*What to work on:* Can you copy out the data exactly? Leave the images out.

*Data extract:*
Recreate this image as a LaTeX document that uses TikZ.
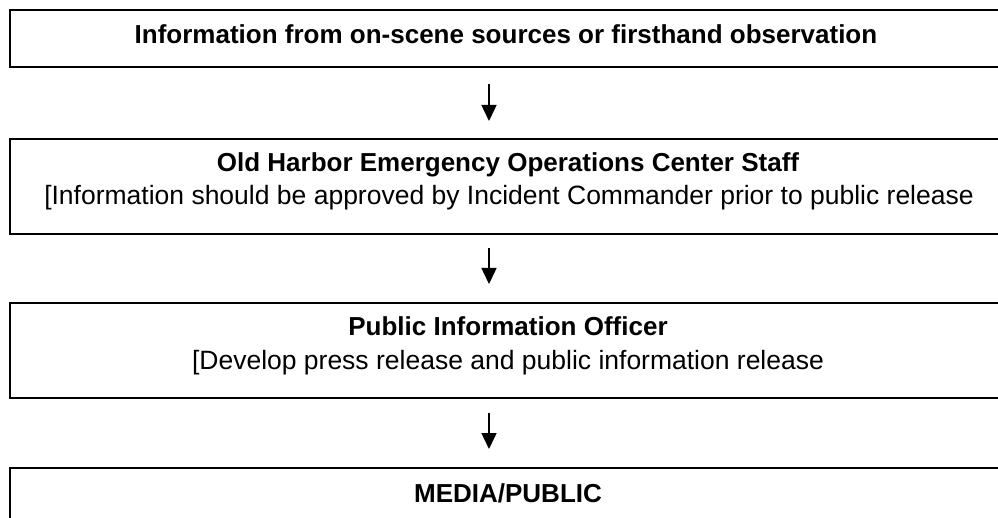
\documentclass[tikz,border=0pt]{standalone}
\usepackage{fontspec}
\setmainfont{Liberation Sans}
\usetikzlibrary{arrows.meta}
\begin{document}
\begin{tikzpicture}[x=1pt,y=-1pt,
  box/.style={draw=black, line width=1.6pt, minimum width=998pt, inner sep=0pt, anchor=north west},
  lbl/.style={anchor=base, inner sep=0pt, font=\fontsize{26.5}{30}\selectfont},
  hd/.style={anchor=base, inner sep=0pt, font=\fontsize{26}{30}\selectfont\bfseries},
  arr/.style={line width=1.5pt, -{Triangle[length=16pt,width=15pt]}}]
\useasboundingbox (0,0) rectangle (998,518);
\clip (0,0) rectangle (998,518);
\node[box, minimum height=57pt] (b1) at (9,9) {};
\node[box, minimum height=95pt] (b2) at (9,138) {};
\node[box, minimum height=95pt] (b3) at (9,302) {};
\node[box, minimum height=95pt] (b4) at (9,467) {};
\coordinate (ax) at (489,0);
\draw[arr, shorten <=16pt, shorten >=17pt] (b1.south -| ax) -- (b2.north -| ax);
\draw[arr, shorten <=13pt, shorten >=18pt] (b2.south -| ax) -- (b3.north -| ax);
\draw[arr, shorten <=14pt, shorten >=18pt] (b3.south -| ax) -- (b4.north -| ax);
\node[hd] (t1) at (506,44) {Information from on-scene sources or firsthand observation};
\node[hd] (t2) at (508,172) {Old Harbor Emergency Operations Center Staff};
\node[lbl] (t2b) at (509,205) {[Information should be approved by Incident Commander prior to public release};
\node[hd] (t3) at (508,336) {Public Information Officer};
\node[lbl] (t3b) at (508,369) {[Develop press release and public information release};
\node[hd] (t4) at (508,502) {MEDIA/PUBLIC};
\end{tikzpicture}
\end{document}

*Response to this task:*
Recreate this image as a LaTeX document that uses TikZ.
\documentclass[tikz,border=0pt]{standalone}
\usepackage{fontspec}
\setmainfont{Liberation Sans}
\usetikzlibrary{arrows.meta}
\begin{document}
\begin{tikzpicture}[x=1pt,y=-1pt,
  box/.style={draw=black, line width=1.6pt, minimum width=998pt, inner sep=0pt, anchor=north west},
  lbl/.style={anchor=base, inner sep=0pt, font=\fontsize{26.5}{30}\selectfont},
  hd/.style={anchor=base, inner sep=0pt, font=\fontsize{26}{30}\selectfont\bfseries},
  arr/.style={line width=1.5pt, -{Triangle[length=16pt,width=15pt]}}]
\useasboundingbox (0,0) rectangle (998,518);
\clip (0,0) rectangle (998,518);
\node[box, minimum height=57pt] (b1) at (9,9) {};
\node[box, minimum height=95pt] (b2) at (9,138) {};
\node[box, minimum height=95pt] (b3) at (9,302) {};
\node[box, minimum height=95pt] (b4) at (9,467) {};
\coordinate (ax) at (489,0);
\draw[arr, shorten <=16pt, shorten >=17pt] (b1.south -| ax) -- (b2.north -| ax);
\draw[arr, shorten <=13pt, shorten >=18pt] (b2.south -| ax) -- (b3.north -| ax);
\draw[arr, shorten <=14pt, shorten >=18pt] (b3.south -| ax) -- (b4.north -| ax);
\node[hd] (t1) at (506,44) {Information from on-scene sources or firsthand observation};
\node[hd] (t2) at (508,172) {Old Harbor Emergency Operations Center Staff};
\node[lbl] (t2b) at (509,205) {[Information should be approved by Incident Commander prior to public release};
\node[hd] (t3) at (508,336) {Public Information Officer};
\node[lbl] (t3b) at (508,369) {[Develop press release and public information release};
\node[hd] (t4) at (508,502) {MEDIA/PUBLIC};
\end{tikzpicture}
\end{document}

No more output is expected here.